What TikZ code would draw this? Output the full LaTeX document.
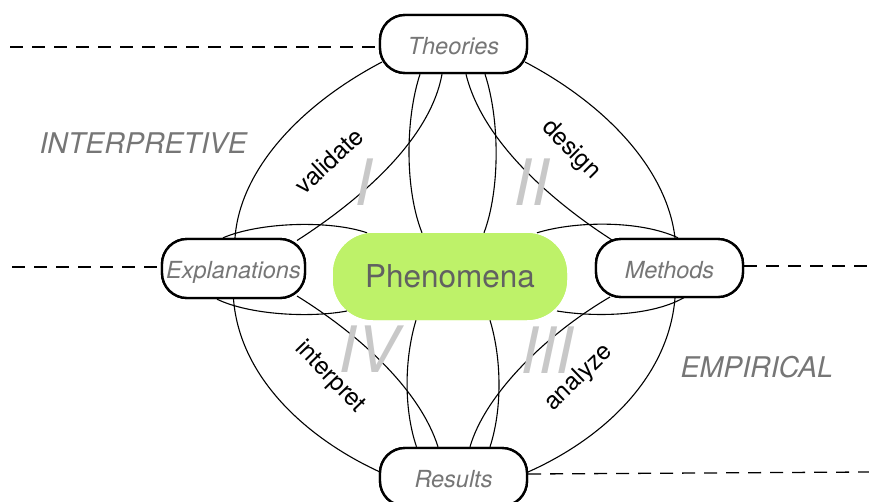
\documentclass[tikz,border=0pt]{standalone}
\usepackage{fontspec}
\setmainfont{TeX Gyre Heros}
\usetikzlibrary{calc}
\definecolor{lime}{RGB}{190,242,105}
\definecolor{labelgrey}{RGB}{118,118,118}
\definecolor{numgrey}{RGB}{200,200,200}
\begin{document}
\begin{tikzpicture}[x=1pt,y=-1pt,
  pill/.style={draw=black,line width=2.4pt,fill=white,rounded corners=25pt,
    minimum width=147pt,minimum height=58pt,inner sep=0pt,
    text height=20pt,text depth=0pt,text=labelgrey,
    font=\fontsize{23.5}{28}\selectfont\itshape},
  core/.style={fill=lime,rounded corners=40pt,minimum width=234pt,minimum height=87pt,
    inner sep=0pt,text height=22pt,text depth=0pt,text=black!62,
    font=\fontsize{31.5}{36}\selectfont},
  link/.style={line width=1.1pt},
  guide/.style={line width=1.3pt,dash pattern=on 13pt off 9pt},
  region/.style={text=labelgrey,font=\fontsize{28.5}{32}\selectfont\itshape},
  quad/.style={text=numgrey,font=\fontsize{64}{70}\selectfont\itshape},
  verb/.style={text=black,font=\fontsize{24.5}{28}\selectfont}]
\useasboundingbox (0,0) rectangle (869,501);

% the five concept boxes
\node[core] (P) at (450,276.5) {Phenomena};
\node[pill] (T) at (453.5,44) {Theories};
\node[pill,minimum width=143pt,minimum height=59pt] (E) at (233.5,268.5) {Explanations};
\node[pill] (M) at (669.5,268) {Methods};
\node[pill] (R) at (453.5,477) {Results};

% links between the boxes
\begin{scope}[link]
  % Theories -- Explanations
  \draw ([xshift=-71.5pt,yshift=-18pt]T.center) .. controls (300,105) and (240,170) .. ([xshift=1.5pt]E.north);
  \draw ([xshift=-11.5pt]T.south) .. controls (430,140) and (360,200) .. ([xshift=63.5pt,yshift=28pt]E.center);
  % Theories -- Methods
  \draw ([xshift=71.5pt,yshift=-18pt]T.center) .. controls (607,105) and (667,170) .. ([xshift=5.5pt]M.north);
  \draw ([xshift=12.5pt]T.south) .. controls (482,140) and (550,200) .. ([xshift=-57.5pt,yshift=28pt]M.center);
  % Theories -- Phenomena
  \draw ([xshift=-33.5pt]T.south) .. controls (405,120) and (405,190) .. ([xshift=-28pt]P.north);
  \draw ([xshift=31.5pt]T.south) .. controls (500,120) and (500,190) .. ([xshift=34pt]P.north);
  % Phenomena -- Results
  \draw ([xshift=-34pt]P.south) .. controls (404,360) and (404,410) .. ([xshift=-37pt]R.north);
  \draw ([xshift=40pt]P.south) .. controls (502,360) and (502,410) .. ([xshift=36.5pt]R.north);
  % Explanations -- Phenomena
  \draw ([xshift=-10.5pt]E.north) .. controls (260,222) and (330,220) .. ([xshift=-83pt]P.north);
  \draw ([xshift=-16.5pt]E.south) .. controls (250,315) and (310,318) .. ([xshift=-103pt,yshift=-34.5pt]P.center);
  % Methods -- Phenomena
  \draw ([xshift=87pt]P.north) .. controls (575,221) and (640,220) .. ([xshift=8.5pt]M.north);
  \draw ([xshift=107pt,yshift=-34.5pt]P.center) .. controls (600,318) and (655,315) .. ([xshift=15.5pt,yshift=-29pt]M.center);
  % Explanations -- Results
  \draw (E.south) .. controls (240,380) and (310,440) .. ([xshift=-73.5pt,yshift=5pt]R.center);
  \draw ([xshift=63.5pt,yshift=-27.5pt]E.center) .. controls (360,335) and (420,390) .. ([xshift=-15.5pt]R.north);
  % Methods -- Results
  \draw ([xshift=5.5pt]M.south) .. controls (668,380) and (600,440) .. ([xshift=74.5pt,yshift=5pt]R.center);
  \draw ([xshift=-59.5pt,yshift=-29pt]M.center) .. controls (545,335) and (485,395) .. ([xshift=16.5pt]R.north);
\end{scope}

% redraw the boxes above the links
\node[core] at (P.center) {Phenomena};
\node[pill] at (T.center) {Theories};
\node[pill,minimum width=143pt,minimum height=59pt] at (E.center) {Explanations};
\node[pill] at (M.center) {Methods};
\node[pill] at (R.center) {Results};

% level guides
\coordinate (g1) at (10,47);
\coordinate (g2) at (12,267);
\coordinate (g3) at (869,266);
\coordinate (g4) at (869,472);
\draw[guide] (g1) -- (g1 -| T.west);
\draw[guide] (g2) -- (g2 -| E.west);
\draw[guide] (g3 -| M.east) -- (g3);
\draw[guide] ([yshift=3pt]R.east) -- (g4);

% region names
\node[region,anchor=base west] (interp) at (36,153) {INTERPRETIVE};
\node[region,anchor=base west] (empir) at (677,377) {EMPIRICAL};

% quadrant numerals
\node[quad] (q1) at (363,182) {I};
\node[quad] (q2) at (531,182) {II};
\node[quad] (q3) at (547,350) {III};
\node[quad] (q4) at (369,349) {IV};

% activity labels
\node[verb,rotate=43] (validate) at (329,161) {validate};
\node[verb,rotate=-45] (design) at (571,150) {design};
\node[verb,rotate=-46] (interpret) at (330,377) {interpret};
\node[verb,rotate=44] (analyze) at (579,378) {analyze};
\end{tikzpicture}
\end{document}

Given task
Restate exactly, please, only the lines between the start of the data and the line containing "(R) at (453.5,477)", both ends included, skipping the pictures.

Task answer
What TikZ code would draw this? Output the full LaTeX document.
\documentclass[tikz,border=0pt]{standalone}
\usepackage{fontspec}
\setmainfont{TeX Gyre Heros}
\usetikzlibrary{calc}
\definecolor{lime}{RGB}{190,242,105}
\definecolor{labelgrey}{RGB}{118,118,118}
\definecolor{numgrey}{RGB}{200,200,200}
\begin{document}
\begin{tikzpicture}[x=1pt,y=-1pt,
  pill/.style={draw=black,line width=2.4pt,fill=white,rounded corners=25pt,
    minimum width=147pt,minimum height=58pt,inner sep=0pt,
    text height=20pt,text depth=0pt,text=labelgrey,
    font=\fontsize{23.5}{28}\selectfont\itshape},
  core/.style={fill=lime,rounded corners=40pt,minimum width=234pt,minimum height=87pt,
    inner sep=0pt,text height=22pt,text depth=0pt,text=black!62,
    font=\fontsize{31.5}{36}\selectfont},
  link/.style={line width=1.1pt},
  guide/.style={line width=1.3pt,dash pattern=on 13pt off 9pt},
  region/.style={text=labelgrey,font=\fontsize{28.5}{32}\selectfont\itshape},
  quad/.style={text=numgrey,font=\fontsize{64}{70}\selectfont\itshape},
  verb/.style={text=black,font=\fontsize{24.5}{28}\selectfont}]
\useasboundingbox (0,0) rectangle (869,501);

% the five concept boxes
\node[core] (P) at (450,276.5) {Phenomena};
\node[pill] (T) at (453.5,44) {Theories};
\node[pill,minimum width=143pt,minimum height=59pt] (E) at (233.5,268.5) {Explanations};
\node[pill] (M) at (669.5,268) {Methods};
\node[pill] (R) at (453.5,477) {Results};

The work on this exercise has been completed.